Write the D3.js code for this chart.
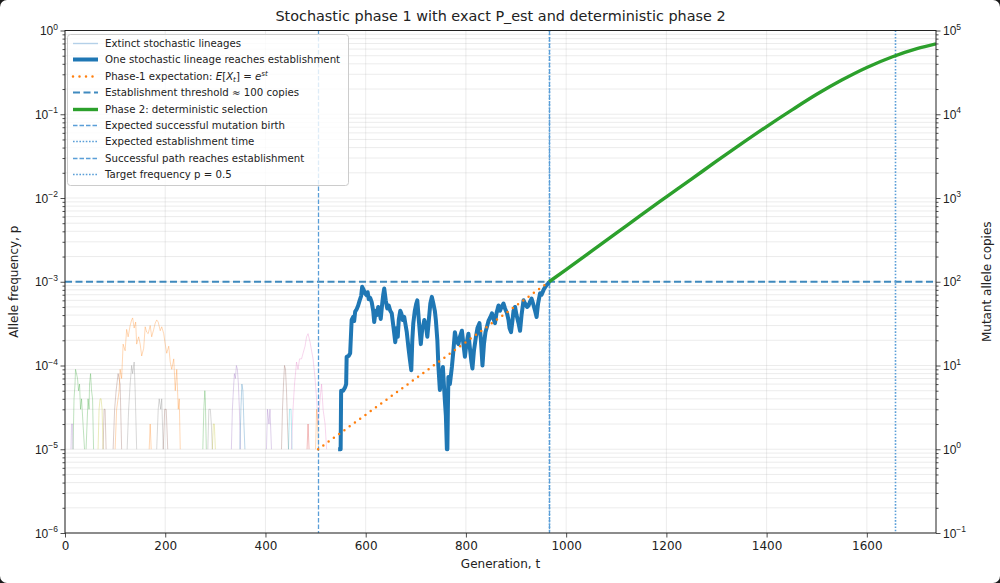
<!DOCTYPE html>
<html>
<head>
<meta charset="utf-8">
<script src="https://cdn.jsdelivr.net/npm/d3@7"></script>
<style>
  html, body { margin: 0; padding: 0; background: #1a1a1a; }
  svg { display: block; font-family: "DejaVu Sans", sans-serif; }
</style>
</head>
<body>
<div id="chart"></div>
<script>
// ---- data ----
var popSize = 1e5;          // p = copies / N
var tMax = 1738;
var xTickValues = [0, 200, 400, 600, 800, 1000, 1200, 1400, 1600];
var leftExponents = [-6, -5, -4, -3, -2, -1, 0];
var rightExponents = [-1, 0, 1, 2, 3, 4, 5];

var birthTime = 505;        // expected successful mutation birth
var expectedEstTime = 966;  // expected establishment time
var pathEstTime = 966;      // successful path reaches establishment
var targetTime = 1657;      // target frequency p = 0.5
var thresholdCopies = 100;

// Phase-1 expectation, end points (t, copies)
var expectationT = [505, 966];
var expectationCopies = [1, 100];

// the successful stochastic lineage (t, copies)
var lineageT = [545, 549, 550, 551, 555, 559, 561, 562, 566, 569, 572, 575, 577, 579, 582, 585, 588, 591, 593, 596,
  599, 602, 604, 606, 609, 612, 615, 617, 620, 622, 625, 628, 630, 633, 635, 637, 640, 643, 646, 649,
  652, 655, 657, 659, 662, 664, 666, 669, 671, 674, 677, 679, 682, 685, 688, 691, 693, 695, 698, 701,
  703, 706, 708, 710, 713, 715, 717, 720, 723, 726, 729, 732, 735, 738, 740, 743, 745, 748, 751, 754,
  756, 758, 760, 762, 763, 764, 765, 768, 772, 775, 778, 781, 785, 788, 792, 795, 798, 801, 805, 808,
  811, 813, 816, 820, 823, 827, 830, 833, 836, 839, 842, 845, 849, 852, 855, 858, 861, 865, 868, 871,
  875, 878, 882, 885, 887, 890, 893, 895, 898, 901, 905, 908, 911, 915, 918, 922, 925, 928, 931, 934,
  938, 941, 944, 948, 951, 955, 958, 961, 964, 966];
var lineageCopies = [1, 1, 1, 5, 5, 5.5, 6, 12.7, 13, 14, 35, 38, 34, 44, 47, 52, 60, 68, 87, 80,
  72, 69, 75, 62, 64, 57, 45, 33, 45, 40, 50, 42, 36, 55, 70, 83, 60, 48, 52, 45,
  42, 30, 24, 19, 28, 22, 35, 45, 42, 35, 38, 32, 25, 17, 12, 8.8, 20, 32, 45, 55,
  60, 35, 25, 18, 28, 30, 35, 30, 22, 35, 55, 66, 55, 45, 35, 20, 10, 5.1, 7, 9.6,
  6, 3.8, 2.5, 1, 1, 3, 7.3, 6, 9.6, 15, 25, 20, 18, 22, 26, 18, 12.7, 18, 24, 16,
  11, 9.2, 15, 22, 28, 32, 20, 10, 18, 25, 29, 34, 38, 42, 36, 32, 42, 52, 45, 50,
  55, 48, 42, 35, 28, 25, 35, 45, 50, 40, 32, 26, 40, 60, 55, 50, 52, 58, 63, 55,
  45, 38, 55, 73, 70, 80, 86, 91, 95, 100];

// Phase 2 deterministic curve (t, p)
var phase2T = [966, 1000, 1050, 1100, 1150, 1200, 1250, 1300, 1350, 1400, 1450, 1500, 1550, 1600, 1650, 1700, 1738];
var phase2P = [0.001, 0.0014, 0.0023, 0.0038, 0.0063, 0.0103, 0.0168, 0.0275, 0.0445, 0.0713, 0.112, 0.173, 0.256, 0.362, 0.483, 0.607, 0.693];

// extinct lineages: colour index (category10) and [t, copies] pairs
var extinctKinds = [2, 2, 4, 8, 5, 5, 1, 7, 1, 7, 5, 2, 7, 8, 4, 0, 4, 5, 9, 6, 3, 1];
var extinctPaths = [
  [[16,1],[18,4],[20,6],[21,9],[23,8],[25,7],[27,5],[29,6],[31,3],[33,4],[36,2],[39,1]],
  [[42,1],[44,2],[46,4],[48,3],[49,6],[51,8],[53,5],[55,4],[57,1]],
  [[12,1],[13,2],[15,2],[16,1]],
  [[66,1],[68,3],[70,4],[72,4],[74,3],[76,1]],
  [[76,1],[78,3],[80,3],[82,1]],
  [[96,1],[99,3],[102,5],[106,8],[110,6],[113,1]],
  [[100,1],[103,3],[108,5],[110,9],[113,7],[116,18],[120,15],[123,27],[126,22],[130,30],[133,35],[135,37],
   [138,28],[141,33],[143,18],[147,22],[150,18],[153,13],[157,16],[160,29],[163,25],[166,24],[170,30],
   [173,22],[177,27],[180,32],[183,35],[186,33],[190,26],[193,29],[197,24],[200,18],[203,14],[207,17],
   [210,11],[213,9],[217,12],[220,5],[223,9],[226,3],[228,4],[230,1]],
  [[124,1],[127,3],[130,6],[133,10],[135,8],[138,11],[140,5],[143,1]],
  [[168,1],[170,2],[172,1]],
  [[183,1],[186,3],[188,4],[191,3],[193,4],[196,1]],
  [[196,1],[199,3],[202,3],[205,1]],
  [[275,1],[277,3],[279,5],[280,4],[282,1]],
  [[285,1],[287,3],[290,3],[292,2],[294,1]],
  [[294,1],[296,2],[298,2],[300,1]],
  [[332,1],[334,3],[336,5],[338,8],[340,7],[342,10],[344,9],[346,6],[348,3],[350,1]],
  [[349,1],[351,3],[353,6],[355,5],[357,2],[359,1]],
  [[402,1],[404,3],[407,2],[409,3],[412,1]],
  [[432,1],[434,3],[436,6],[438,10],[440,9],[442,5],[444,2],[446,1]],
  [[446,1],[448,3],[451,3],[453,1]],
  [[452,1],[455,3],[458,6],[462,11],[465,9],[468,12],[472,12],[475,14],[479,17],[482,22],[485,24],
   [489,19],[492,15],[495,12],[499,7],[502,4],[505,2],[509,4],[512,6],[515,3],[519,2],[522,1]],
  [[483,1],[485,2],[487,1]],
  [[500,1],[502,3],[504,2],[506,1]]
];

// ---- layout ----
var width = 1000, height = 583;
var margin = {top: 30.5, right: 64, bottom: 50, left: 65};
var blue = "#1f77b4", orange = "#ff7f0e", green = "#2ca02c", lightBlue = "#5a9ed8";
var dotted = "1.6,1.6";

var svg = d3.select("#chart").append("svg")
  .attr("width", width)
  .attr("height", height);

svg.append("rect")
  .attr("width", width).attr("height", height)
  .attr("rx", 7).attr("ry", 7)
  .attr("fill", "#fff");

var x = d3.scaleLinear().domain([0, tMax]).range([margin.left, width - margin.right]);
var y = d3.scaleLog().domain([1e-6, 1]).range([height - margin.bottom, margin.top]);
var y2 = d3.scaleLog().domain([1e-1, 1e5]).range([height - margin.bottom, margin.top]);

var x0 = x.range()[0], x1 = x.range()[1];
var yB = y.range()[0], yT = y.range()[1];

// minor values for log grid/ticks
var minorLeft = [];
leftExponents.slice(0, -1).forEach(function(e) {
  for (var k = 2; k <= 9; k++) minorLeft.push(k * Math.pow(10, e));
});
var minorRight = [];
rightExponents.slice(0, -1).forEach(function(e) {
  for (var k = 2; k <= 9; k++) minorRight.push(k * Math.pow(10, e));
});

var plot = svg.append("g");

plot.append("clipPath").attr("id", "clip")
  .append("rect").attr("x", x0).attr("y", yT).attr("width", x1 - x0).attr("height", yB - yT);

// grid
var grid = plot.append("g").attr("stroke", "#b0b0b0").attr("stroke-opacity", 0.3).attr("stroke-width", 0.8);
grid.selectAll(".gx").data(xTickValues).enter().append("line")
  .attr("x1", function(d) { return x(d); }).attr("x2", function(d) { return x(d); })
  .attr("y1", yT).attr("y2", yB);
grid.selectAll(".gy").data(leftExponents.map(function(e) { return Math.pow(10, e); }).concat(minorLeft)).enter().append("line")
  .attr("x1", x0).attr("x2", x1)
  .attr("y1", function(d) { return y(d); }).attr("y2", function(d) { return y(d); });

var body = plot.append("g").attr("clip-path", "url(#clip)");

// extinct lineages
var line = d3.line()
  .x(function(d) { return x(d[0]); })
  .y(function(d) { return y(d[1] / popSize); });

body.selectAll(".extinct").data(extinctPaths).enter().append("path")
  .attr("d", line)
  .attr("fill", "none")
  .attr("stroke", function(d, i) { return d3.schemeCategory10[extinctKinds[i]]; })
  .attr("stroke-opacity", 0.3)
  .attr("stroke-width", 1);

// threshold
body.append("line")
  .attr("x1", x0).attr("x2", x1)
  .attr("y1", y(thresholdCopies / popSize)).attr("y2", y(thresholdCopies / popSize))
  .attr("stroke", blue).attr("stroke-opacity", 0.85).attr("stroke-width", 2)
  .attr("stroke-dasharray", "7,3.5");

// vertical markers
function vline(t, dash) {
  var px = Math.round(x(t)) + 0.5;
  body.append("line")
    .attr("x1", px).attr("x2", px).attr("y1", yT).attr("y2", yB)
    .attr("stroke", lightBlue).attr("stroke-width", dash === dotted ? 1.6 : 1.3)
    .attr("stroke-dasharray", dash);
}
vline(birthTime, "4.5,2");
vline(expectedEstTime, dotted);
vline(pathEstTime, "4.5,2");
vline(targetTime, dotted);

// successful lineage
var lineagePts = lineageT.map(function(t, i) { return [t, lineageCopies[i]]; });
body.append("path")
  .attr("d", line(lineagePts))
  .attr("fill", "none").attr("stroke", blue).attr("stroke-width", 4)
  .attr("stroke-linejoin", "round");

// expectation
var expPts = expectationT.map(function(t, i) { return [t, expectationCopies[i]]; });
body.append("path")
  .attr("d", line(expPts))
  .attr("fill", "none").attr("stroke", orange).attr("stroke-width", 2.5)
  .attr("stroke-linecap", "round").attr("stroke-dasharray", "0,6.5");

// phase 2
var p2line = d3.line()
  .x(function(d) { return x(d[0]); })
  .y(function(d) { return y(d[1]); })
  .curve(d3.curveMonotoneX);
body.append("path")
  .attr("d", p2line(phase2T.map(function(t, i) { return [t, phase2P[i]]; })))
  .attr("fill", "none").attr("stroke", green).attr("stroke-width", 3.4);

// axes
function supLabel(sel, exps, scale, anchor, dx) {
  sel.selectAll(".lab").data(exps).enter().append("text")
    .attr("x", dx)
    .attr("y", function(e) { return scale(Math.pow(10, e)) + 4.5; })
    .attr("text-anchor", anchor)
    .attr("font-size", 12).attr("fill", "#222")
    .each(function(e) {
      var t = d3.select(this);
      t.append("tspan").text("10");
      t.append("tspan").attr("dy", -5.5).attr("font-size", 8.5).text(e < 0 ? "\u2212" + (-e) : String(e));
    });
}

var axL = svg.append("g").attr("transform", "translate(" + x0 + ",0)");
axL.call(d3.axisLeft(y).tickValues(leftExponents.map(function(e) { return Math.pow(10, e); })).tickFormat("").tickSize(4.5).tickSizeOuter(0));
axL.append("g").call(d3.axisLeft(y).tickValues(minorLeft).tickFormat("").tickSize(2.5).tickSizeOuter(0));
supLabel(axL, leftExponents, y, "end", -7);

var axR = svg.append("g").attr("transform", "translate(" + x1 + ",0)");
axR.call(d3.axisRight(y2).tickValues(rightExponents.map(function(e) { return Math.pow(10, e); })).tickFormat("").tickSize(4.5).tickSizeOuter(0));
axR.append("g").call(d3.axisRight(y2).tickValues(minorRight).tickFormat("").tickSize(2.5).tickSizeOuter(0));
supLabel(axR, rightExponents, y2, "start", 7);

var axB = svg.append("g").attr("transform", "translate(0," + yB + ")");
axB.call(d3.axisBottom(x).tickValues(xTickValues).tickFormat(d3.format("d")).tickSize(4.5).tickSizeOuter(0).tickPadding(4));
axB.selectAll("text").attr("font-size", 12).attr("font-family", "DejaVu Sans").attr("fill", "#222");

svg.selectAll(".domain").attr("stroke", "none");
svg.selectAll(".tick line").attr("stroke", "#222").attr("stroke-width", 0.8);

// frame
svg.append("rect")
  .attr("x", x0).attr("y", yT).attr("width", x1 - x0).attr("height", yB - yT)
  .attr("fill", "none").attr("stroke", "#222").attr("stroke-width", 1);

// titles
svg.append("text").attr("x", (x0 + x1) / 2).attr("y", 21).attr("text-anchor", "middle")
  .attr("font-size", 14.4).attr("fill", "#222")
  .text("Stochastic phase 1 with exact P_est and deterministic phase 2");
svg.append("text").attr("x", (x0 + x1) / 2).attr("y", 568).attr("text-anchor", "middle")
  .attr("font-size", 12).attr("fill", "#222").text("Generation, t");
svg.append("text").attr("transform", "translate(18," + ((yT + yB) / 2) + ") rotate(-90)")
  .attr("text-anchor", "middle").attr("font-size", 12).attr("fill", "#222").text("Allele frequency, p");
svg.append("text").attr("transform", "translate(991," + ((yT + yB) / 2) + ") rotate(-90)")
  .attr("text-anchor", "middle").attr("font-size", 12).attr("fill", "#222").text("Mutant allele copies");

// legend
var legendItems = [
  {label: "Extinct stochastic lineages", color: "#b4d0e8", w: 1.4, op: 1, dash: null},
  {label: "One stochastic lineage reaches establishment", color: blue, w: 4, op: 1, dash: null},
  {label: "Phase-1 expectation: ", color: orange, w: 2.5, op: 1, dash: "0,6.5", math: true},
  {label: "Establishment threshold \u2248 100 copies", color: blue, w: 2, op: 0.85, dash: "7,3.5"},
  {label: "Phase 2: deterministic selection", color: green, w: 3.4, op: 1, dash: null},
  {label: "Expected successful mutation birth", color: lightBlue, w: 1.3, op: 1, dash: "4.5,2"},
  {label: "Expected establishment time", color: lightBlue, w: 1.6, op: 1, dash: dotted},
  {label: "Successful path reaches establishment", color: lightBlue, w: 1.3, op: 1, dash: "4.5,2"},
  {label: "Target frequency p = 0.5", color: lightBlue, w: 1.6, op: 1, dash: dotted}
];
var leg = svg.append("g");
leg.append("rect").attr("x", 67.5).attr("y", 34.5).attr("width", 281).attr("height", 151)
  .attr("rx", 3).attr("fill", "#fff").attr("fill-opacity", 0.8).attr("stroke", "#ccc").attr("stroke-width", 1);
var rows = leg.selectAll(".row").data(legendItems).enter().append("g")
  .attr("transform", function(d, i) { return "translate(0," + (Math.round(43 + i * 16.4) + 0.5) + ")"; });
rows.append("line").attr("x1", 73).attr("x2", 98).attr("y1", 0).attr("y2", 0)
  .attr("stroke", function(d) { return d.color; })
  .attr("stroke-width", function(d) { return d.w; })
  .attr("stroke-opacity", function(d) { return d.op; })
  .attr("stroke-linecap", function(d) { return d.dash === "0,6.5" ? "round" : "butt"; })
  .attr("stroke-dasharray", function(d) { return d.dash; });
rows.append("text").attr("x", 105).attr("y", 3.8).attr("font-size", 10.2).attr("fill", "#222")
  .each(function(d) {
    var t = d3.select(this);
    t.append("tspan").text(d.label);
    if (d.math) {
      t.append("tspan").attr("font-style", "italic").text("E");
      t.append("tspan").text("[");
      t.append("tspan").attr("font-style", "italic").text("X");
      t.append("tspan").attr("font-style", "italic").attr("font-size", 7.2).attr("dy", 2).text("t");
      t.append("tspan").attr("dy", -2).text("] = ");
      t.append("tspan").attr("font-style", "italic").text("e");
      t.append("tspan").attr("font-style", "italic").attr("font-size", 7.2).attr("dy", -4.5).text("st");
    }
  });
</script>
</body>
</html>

#### Exercise objective
Repeat the listing above up to and including the line with "var thresholdCopies = 100;", starting from its first line. Drop any pictures.

#### Solution to this task
Write the D3.js code for this chart.
<!DOCTYPE html>
<html>
<head>
<meta charset="utf-8">
<script src="https://cdn.jsdelivr.net/npm/d3@7"></script>
<style>
  html, body { margin: 0; padding: 0; background: #1a1a1a; }
  svg { display: block; font-family: "DejaVu Sans", sans-serif; }
</style>
</head>
<body>
<div id="chart"></div>
<script>
// ---- data ----
var popSize = 1e5;          // p = copies / N
var tMax = 1738;
var xTickValues = [0, 200, 400, 600, 800, 1000, 1200, 1400, 1600];
var leftExponents = [-6, -5, -4, -3, -2, -1, 0];
var rightExponents = [-1, 0, 1, 2, 3, 4, 5];

var birthTime = 505;        // expected successful mutation birth
var expectedEstTime = 966;  // expected establishment time
var pathEstTime = 966;      // successful path reaches establishment
var targetTime = 1657;      // target frequency p = 0.5
var thresholdCopies = 100;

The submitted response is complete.